La differenza tra il costo del servizio del debito e il tasso di crescita dell’economia (cd. componente snowball) risulta negativa in tutto l’orizzonte previsivo, contribuendo all’erosione dello stock di debito pubblico.

… ma rallenta la discesa

Il graduale minore contributo della crescita reale riduce la velocità di discesa del debito (Grafico 19). Infatti, se nel 2021 gran parte della riduzione del debito era ascrivibile alla componente di crescita reale, che più che compensava l’aumento di spesa per interessi e il disavanzo primario, nel 2022 la stessa componente si dimezza per poi scomparire nel 2023, venendo solo in parte rimpiazzata dall’effetto inflazione e da un ritorno a un modesto avanzo primario (0,4% di PIL). Il contributo dell’aggiustamento stock-flussi è rilevante soltanto nel 2021 e 2022, ma tenderà a estinguersi nel 2023.

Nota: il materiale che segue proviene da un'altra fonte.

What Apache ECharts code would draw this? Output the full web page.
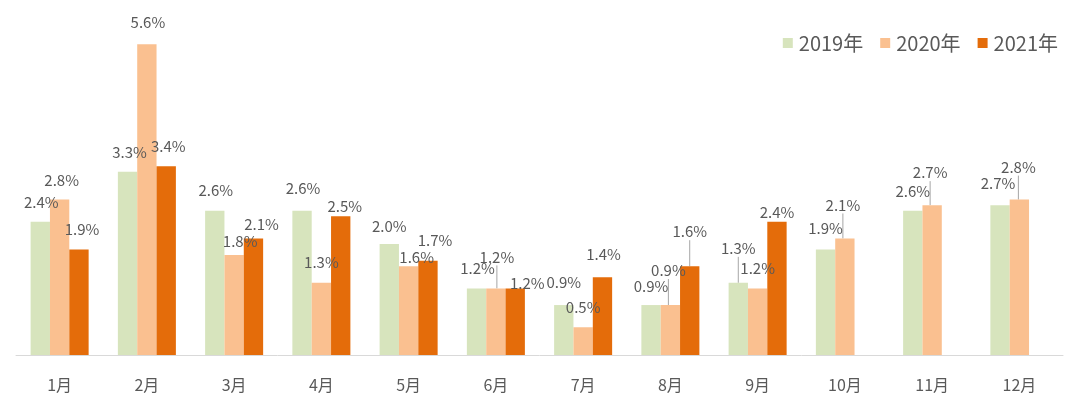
<!DOCTYPE html>
<html>
<head>
<meta charset="utf-8">
<script src="https://cdn.jsdelivr.net/npm/echarts@6/dist/echarts.min.js"></script>
<style>
html,body{margin:0;padding:0;background:#fff;}
#chart{width:1080px;height:417px;}
</style>
</head>
<body>
<div id="chart"></div>
<script>
// ---- data ----
var categories = ['1月','2月','3月','4月','5月','6月','7月','8月','9月','10月','11月','12月'];
var seriesNames = ['2019年','2020年','2021年'];
var values2019 = [2.4, 3.3, 2.6, 2.6, 2.0, 1.2, 0.9, 0.9, 1.3, 1.9, 2.6, 2.7];
var values2020 = [2.8, 5.6, 1.8, 1.3, 1.6, 1.2, 0.5, 0.9, 1.2, 2.1, 2.7, 2.8];
var values2021 = [1.9, 3.4, 2.1, 2.5, 1.7, 1.2, 1.4, 1.6, 2.4, null, null, null];

// ---- label placement tweaks (style, not data) ----
var labelShift = [
  [[1,1],[2,1],[1,0],[1,-2],[0,3],[1,0],[0,-2],[0,2],[0,-14],[0,-1],[0,1],[-2,-1]],
  [[2,1],[1,-1],[6,7],[0,0],[8,12],[1,-11],[0,1],[-2,-14],[0,0],[-2,-13],[-2,-12],[-1,-12]],
  [[3,0],[2,0],[8,6],[4,11],[7,0],[12,15],[1,-3],[0,-14],[0,11],[0,0],[0,0],[0,0]]
];
var leaderItems = [[8],[5,7,9,10,11],[7]];

var colors = ['#d7e4bd', '#fac090', '#e46c0a'];
var font = '"Noto Sans CJK SC", "Noto Sans", sans-serif';

function buildData(vals, si) {
  return vals.map(function (v, i) {
    var item = { value: v };
    if (leaderItems[si].indexOf(i) >= 0) {
      item.labelLine = { show: true };
    }
    return item;
  });
}

var allValues = [values2019, values2020, values2021];
var series = allValues.map(function (vals, si) {
  return {
    name: seriesNames[si],
    type: 'bar',
    data: buildData(vals, si),
    barGap: '0%',
    barCategoryGap: '33.5%',
    itemStyle: { color: colors[si] },
    label: {
      show: true,
      position: 'top',
      distance: 12,
      color: '#595959',
      fontSize: 15,
      lineHeight: 17,
      fontFamily: font,
      formatter: function (p) { return p.value == null ? '' : p.value.toFixed(1) + '%'; }
    },
    labelLine: { show: false, lineStyle: { color: '#a6a6a6', width: 1 } },
    labelLayout: function (params) {
      var s = labelShift[si][params.dataIndex] || [0, 0];
      return { dx: s[0], dy: s[1] };
    },
    emphasis: { disabled: true }
  };
});

var chart = echarts.init(document.getElementById('chart'), null, { renderer: 'canvas' });
chart.setOption({
  animation: false,
  backgroundColor: '#ffffff',
  color: colors,
  legend: {
    data: seriesNames,
    right: 17,
    top: 28,
    icon: 'rect',
    itemWidth: 10,
    itemHeight: 10,
    itemGap: 17,
    textStyle: { color: '#595959', fontSize: 20, fontFamily: font, padding: [0, 0, 0, 1] }
  },
  grid: { left: 16, right: 17, top: 22, bottom: 62 },
  xAxis: {
    type: 'category',
    data: categories,
    axisLine: { lineStyle: { color: '#d9d9d9', width: 1 } },
    axisTick: { show: false },
    axisLabel: { color: '#595959', fontSize: 16, fontFamily: font, margin: 22 }
  },
  yAxis: {
    type: 'value',
    min: 0,
    max: 6,
    interval: 1,
    show: false,
    splitLine: { show: false }
  },
  series: series
});
</script>
</body>
</html>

Grafico Inflazione: crescente contributo al calo del debito pubblico - Rapporto di previsione CSC autunno 2022

Essenziale una politica di bilancio prudente

L’ampliamento dello spread e la riattivazione del Patto di Stabilità e Crescita obbligheranno il Governo a una gestione dei conti pubblici particolarmente prudente, indirizzando il debito su un percorso di rapida riduzione anche per evitare allargamenti dello spread “eccessivi” (termine la cui definizione non è ancora ben specificata nel quadro del nuovo Trasmission Protection Instrument della BCE).